* DATASET RECORDS *

────

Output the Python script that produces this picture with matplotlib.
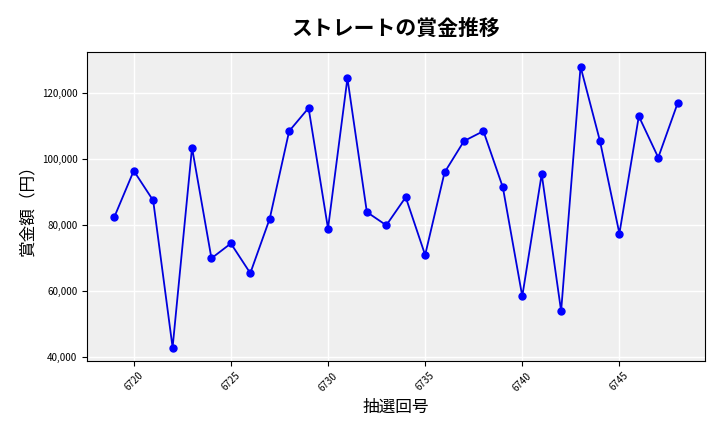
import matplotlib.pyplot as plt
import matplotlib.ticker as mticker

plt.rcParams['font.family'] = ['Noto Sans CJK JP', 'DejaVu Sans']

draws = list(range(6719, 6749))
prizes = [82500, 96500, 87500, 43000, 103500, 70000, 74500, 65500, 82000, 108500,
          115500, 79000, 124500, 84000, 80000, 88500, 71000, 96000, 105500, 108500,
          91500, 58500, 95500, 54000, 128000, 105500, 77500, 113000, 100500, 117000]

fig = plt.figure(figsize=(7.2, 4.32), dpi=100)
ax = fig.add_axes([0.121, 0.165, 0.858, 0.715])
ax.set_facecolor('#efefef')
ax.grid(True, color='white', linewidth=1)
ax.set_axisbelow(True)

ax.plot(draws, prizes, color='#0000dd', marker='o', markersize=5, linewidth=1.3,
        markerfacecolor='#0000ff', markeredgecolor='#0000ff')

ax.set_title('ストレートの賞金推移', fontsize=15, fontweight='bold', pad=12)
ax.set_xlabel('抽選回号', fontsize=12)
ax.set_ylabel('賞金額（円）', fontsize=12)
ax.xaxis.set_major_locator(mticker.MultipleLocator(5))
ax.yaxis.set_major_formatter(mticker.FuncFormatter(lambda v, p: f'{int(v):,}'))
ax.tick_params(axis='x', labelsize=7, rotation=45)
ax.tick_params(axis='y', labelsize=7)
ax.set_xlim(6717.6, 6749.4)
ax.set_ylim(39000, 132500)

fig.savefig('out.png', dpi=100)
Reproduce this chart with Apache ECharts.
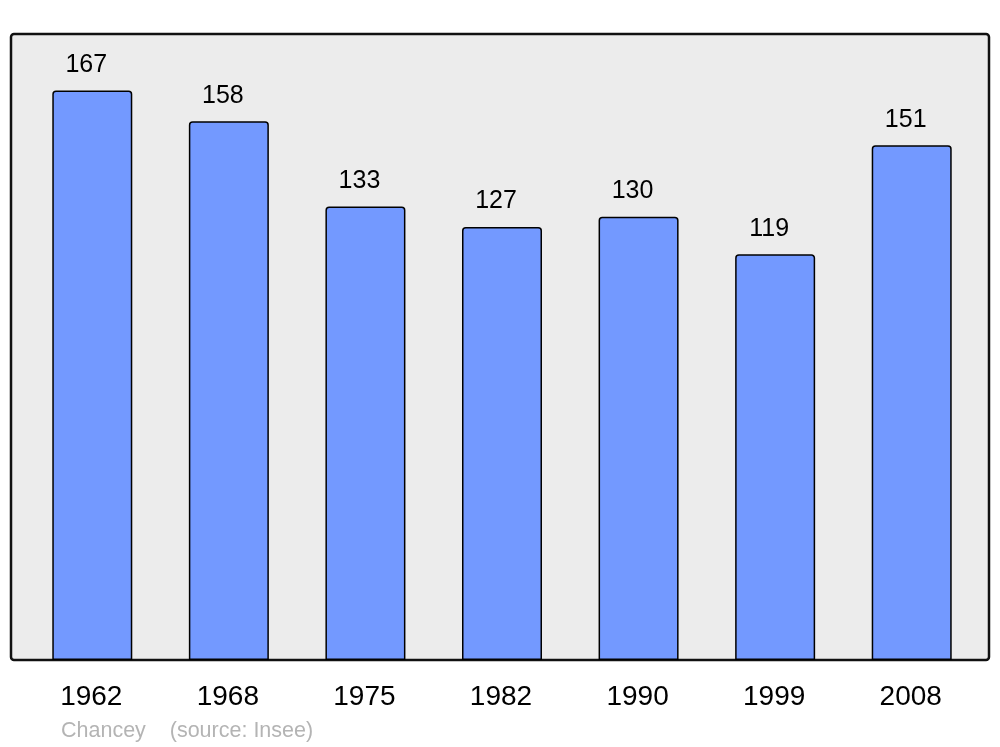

────

Print the records above exactly as they stand, but leave out the pictures.

* SOLUTION BELOW *
Output the Python script that produces this picture with matplotlib.
import matplotlib.pyplot as plt
import matplotlib.ticker as mticker

plt.rcParams['font.family'] = ['Noto Sans CJK JP', 'DejaVu Sans']

draws = list(range(6719, 6749))
prizes = [82500, 96500, 87500, 43000, 103500, 70000, 74500, 65500, 82000, 108500,
          115500, 79000, 124500, 84000, 80000, 88500, 71000, 96000, 105500, 108500,
          91500, 58500, 95500, 54000, 128000, 105500, 77500, 113000, 100500, 117000]

fig = plt.figure(figsize=(7.2, 4.32), dpi=100)
ax = fig.add_axes([0.121, 0.165, 0.858, 0.715])
ax.set_facecolor('#efefef')
ax.grid(True, color='white', linewidth=1)
ax.set_axisbelow(True)

ax.plot(draws, prizes, color='#0000dd', marker='o', markersize=5, linewidth=1.3,
        markerfacecolor='#0000ff', markeredgecolor='#0000ff')

ax.set_title('ストレートの賞金推移', fontsize=15, fontweight='bold', pad=12)
ax.set_xlabel('抽選回号', fontsize=12)
ax.set_ylabel('賞金額（円）', fontsize=12)
ax.xaxis.set_major_locator(mticker.MultipleLocator(5))
ax.yaxis.set_major_formatter(mticker.FuncFormatter(lambda v, p: f'{int(v):,}'))
ax.tick_params(axis='x', labelsize=7, rotation=45)
ax.tick_params(axis='y', labelsize=7)
ax.set_xlim(6717.6, 6749.4)
ax.set_ylim(39000, 132500)

fig.savefig('out.png', dpi=100)
Reproduce this chart with Apache ECharts.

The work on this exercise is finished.